----- Data listing -----

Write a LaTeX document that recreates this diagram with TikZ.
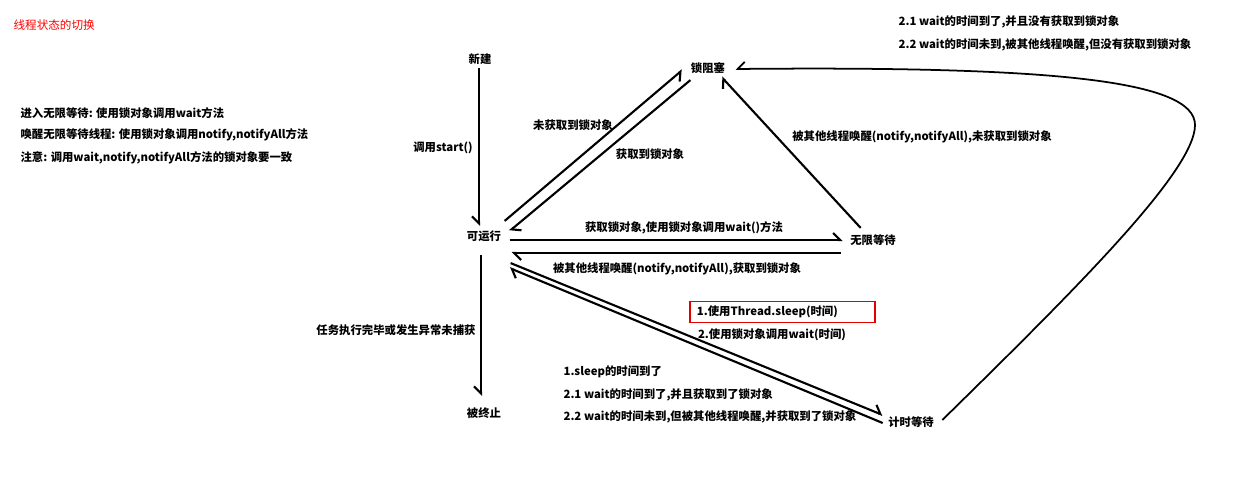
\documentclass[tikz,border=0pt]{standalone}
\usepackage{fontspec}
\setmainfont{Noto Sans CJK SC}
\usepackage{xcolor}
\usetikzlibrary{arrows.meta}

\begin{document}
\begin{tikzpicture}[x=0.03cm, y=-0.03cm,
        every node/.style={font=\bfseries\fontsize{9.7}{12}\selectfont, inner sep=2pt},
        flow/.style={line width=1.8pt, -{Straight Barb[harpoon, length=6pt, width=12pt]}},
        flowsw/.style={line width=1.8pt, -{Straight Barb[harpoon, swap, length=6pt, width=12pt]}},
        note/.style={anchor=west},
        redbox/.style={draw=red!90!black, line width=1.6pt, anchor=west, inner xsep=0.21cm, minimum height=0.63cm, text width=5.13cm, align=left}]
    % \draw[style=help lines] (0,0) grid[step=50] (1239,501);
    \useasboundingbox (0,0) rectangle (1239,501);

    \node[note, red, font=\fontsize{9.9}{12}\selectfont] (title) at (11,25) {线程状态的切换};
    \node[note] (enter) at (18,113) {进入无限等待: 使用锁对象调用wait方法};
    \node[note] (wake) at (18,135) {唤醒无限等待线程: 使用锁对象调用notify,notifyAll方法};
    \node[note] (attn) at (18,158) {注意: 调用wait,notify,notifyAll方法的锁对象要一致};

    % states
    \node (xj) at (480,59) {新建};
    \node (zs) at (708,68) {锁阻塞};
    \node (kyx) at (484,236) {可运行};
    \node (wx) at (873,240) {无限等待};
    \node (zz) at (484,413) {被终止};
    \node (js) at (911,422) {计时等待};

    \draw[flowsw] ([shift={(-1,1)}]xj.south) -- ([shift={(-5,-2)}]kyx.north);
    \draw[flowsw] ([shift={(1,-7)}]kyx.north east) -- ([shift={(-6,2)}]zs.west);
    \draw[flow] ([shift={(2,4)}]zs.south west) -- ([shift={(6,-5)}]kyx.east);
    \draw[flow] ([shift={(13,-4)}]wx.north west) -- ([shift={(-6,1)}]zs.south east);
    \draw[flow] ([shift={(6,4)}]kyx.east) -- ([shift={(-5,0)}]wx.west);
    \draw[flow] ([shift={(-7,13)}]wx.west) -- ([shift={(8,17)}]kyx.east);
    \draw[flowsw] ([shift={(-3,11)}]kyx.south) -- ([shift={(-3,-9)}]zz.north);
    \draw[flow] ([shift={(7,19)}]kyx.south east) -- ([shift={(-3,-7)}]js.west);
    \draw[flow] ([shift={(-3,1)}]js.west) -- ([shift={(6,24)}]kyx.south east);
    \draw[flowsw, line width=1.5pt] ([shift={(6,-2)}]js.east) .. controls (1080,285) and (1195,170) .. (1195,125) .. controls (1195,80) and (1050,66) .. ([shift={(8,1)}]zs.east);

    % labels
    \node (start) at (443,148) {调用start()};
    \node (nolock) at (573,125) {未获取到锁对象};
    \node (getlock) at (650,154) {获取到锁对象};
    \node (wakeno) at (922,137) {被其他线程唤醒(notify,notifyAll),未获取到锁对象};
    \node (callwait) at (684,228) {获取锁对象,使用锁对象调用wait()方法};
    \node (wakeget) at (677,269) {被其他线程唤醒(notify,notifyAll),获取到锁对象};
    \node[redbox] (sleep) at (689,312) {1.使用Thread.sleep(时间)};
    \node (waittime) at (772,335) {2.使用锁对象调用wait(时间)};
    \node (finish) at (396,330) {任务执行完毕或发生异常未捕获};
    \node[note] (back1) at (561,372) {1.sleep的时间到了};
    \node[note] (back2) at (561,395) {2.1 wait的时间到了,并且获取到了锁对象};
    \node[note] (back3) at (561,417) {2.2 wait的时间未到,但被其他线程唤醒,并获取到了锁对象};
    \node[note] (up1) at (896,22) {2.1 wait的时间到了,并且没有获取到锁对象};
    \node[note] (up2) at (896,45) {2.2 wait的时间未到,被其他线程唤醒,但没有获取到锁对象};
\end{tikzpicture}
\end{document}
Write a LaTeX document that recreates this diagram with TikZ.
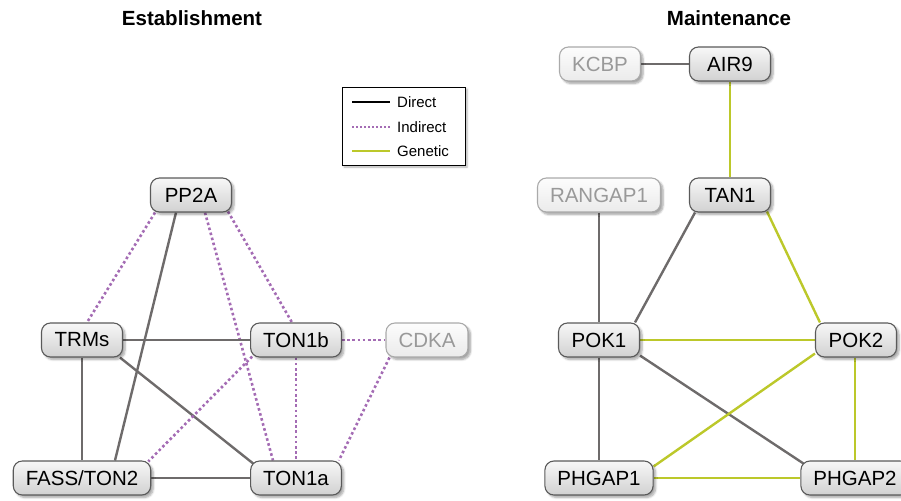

-----

== Stated task ==
Transcribe the preceding listing in its entirety and with exact wording, leaving out pictures.

== Written answer ==
Write a LaTeX document that recreates this diagram with TikZ.
\documentclass[tikz,border=0pt]{standalone}
\usepackage{fontspec}
\setmainfont{Noto Sans CJK SC}
\usepackage{xcolor}
\usetikzlibrary{arrows.meta}

\begin{document}
\begin{tikzpicture}[x=0.03cm, y=-0.03cm,
        every node/.style={font=\bfseries\fontsize{9.7}{12}\selectfont, inner sep=2pt},
        flow/.style={line width=1.8pt, -{Straight Barb[harpoon, length=6pt, width=12pt]}},
        flowsw/.style={line width=1.8pt, -{Straight Barb[harpoon, swap, length=6pt, width=12pt]}},
        note/.style={anchor=west},
        redbox/.style={draw=red!90!black, line width=1.6pt, anchor=west, inner xsep=0.21cm, minimum height=0.63cm, text width=5.13cm, align=left}]
    % \draw[style=help lines] (0,0) grid[step=50] (1239,501);
    \useasboundingbox (0,0) rectangle (1239,501);

    \node[note, red, font=\fontsize{9.9}{12}\selectfont] (title) at (11,25) {线程状态的切换};
    \node[note] (enter) at (18,113) {进入无限等待: 使用锁对象调用wait方法};
    \node[note] (wake) at (18,135) {唤醒无限等待线程: 使用锁对象调用notify,notifyAll方法};
    \node[note] (attn) at (18,158) {注意: 调用wait,notify,notifyAll方法的锁对象要一致};

    % states
    \node (xj) at (480,59) {新建};
    \node (zs) at (708,68) {锁阻塞};
    \node (kyx) at (484,236) {可运行};
    \node (wx) at (873,240) {无限等待};
    \node (zz) at (484,413) {被终止};
    \node (js) at (911,422) {计时等待};

    \draw[flowsw] ([shift={(-1,1)}]xj.south) -- ([shift={(-5,-2)}]kyx.north);
    \draw[flowsw] ([shift={(1,-7)}]kyx.north east) -- ([shift={(-6,2)}]zs.west);
    \draw[flow] ([shift={(2,4)}]zs.south west) -- ([shift={(6,-5)}]kyx.east);
    \draw[flow] ([shift={(13,-4)}]wx.north west) -- ([shift={(-6,1)}]zs.south east);
    \draw[flow] ([shift={(6,4)}]kyx.east) -- ([shift={(-5,0)}]wx.west);
    \draw[flow] ([shift={(-7,13)}]wx.west) -- ([shift={(8,17)}]kyx.east);
    \draw[flowsw] ([shift={(-3,11)}]kyx.south) -- ([shift={(-3,-9)}]zz.north);
    \draw[flow] ([shift={(7,19)}]kyx.south east) -- ([shift={(-3,-7)}]js.west);
    \draw[flow] ([shift={(-3,1)}]js.west) -- ([shift={(6,24)}]kyx.south east);
    \draw[flowsw, line width=1.5pt] ([shift={(6,-2)}]js.east) .. controls (1080,285) and (1195,170) .. (1195,125) .. controls (1195,80) and (1050,66) .. ([shift={(8,1)}]zs.east);

    % labels
    \node (start) at (443,148) {调用start()};
    \node (nolock) at (573,125) {未获取到锁对象};
    \node (getlock) at (650,154) {获取到锁对象};
    \node (wakeno) at (922,137) {被其他线程唤醒(notify,notifyAll),未获取到锁对象};
    \node (callwait) at (684,228) {获取锁对象,使用锁对象调用wait()方法};
    \node (wakeget) at (677,269) {被其他线程唤醒(notify,notifyAll),获取到锁对象};
    \node[redbox] (sleep) at (689,312) {1.使用Thread.sleep(时间)};
    \node (waittime) at (772,335) {2.使用锁对象调用wait(时间)};
    \node (finish) at (396,330) {任务执行完毕或发生异常未捕获};
    \node[note] (back1) at (561,372) {1.sleep的时间到了};
    \node[note] (back2) at (561,395) {2.1 wait的时间到了,并且获取到了锁对象};
    \node[note] (back3) at (561,417) {2.2 wait的时间未到,但被其他线程唤醒,并获取到了锁对象};
    \node[note] (up1) at (896,22) {2.1 wait的时间到了,并且没有获取到锁对象};
    \node[note] (up2) at (896,45) {2.2 wait的时间未到,被其他线程唤醒,但没有获取到锁对象};
\end{tikzpicture}
\end{document}
Write a LaTeX document that recreates this diagram with TikZ.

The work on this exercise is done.